Please come by my booth – I’ve reserved two spaces this year – and say hi. I’d love to see you!

I’m also very hard at work on redesigning my Web site. Hopefully, I can put down the paint brush – and the fly-rod – long enough in the coming days to finally get it done.

Friday, September 4, 2009

Check out the Pulse

Jeez ... you set up a blog to communicate ... and I haven't been communicating at all. Sorry for the long wait between posts, but I have excuses.

I've been painting quite a bit, and as my friend-and-fellow-artist Alan Folger likes to say, "I've been doing some research." A lot of research, actually. The unseasonably-cool summer has been filled with fishing exploits -- some good, some not-so-good -- and I've probably spent more time on the water than I have in front of my watercolor palette.

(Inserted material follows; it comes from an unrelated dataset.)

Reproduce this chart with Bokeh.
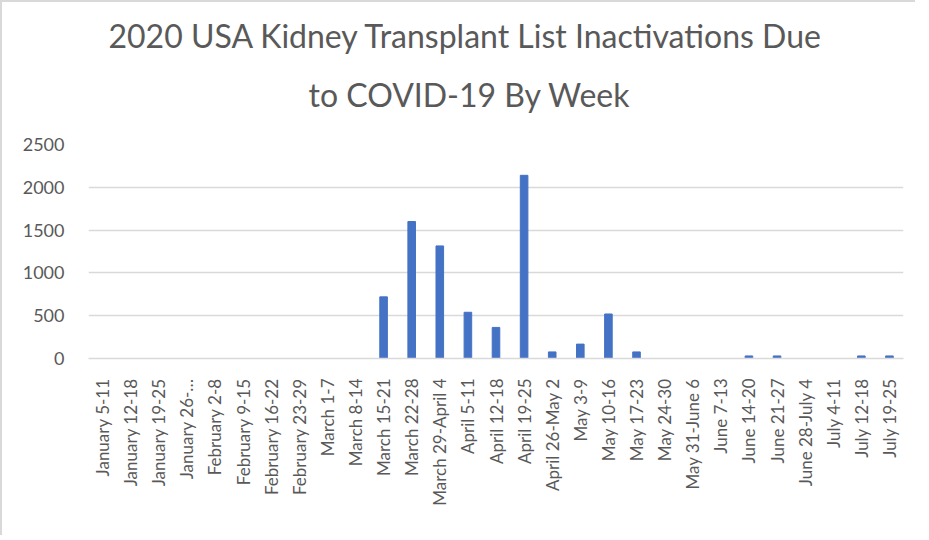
from bokeh.plotting import figure
from bokeh.models import ColumnDataSource, Range1d, Title, FixedTicker
from bokeh.embed import file_html
from bokeh.resources import INLINE
import math

weeks = [
    "January 5-11", "January 12-18", "January 19-25", "January 26-\u2026",
    "February 2-8", "February 9-15", "February 16-22", "February 23-29",
    "March 1-7", "March 8-14", "March 15-21", "March 22-28",
    "March 29-April 4", "April 5-11", "April 12-18", "April 19-25",
    "April 26-May 2", "May 3-9", "May 10-16", "May 17-23", "May 24-30",
    "May 31-June 6", "June 7-13", "June 14-20", "June 21-27",
    "June 28-July 4", "July 4-11", "July 12-18", "July 19-25",
]
inactivations = [
    0, 0, 0, 0,
    0, 0, 0, 0,
    0, 0, 720, 1600,
    1315, 540, 363, 2140,
    77, 168, 520, 77, 0,
    0, 0, 30, 30,
    0, 0, 30, 30,
]
y_ticks = [0, 500, 1000, 1500, 2000, 2500]
title_lines = ["2020 USA Kidney Transplant List Inactivations Due", "to COVID-19 By Week"]

source = ColumnDataSource(data=dict(week=weeks, value=inactivations))

TEXT = "#595959"

p = figure(
    x_range=weeks,
    y_range=Range1d(0, 2500),
    frame_width=815,
    frame_height=214,
    min_border_left=86,
    min_border_right=12,
    min_border_top=142,
    min_border_bottom=177,
    output_backend="svg",
    toolbar_location=None,
    tools="",
)
p.styles = {"border-top": "2px solid #d9d9d9", "border-left": "2px solid #d9d9d9"}

p.vbar(x="week", top="value", width=0.27, source=source,
       fill_color="#4472C4", line_color="#4472C4")

p.title = None
p.add_layout(Title(text=title_lines[1], align="left", offset=220,
                   text_font="Lato", text_font_size="32px", text_font_style="normal",
                   text_color=TEXT, standoff=61, text_line_height=0.8), "above")
p.add_layout(Title(text=title_lines[0], align="left", offset=20,
                   text_font="Lato", text_font_size="32px", text_font_style="normal",
                   text_color=TEXT, standoff=-24), "above")

p.outline_line_color = None
p.xgrid.grid_line_color = None
p.ygrid.grid_line_color = "#d9d9d9"
p.ygrid.grid_line_width = 1.5

p.yaxis.ticker = FixedTicker(ticks=y_ticks)
p.yaxis.axis_line_color = None
p.yaxis.major_tick_line_color = None
p.yaxis.minor_tick_line_color = None
p.yaxis.major_label_text_font = "Lato"
p.yaxis.major_label_text_font_size = "18px"
p.yaxis.major_label_text_color = TEXT
p.yaxis.major_label_standoff = 18

p.xaxis.axis_line_color = "#d9d9d9"
p.xaxis.axis_line_width = 1.5
p.xaxis.major_tick_line_color = None
p.xaxis.minor_tick_line_color = None
p.xaxis.major_label_orientation = math.pi / 2
p.xaxis.major_label_text_font = "Lato"
p.xaxis.major_label_text_font_size = "17px"
p.xaxis.major_label_text_color = TEXT
p.xaxis.major_label_standoff = 14
p.x_range.range_padding = 0

open("out.html", "w").write(file_html(p, INLINE))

The research has been productive however, as the fishing has inspired some new artwork, including a two-months-in-the-making brook trout painting that involves 17 fish in a 12 x 16 piece of work. The detail was considerable, but the small strokes and constant brush-cleaning were worth the tedious effort. I'm very happy with the painting and plan to reveal it soon ... most probably, at the upcoming Greenway Arts Festival in Murfreesboro, Tenn.

This festival is a one-day deal and it's one of my favorite events in which to participate. For one, it's a very relaxed, informal festival, set on the banks of the historic Stones River in the heart of the Civil War town of Murfreesboro. Secondly, it's held in my hometown, just a few miles from my house. The event is scheduled for Saturday, Sept. 19, from 10 a.m. to 4 p.m. at the Thompson Lane Trailhead on the city's fantastic greenway system. This year, I'm planning on showcasing -- and hopefully selling -- more original artwork than I've shown in the past. The limited-edition giclee prints will certainly be offered as well, but I've got some new original pieces that only Betsy and myself have seen. Please stop on by, visit my tent and the tents of the other artists and crafts people in attendance and make the most of this unique festival.

Recently, I was pleasantly surprised to be contacted by the Murfreesboro Pulse newspaper to be the subject of a feature article. Bill Swart, the author of the piece, did a really nice job with the article, titled The Art of Fishing (hey!). He even mentioned my truck, which instantly rocketed the article to my favorite of all time (I love my truck, almost as much as I love my wife, who Bill also mentioned ... but second in the series behind the truck). I'm very thankful for the opportunity to be featured by the Pulse, and I'm also happy to get to know Bill, who is beginning what is hopefully a long and successful career in journalism.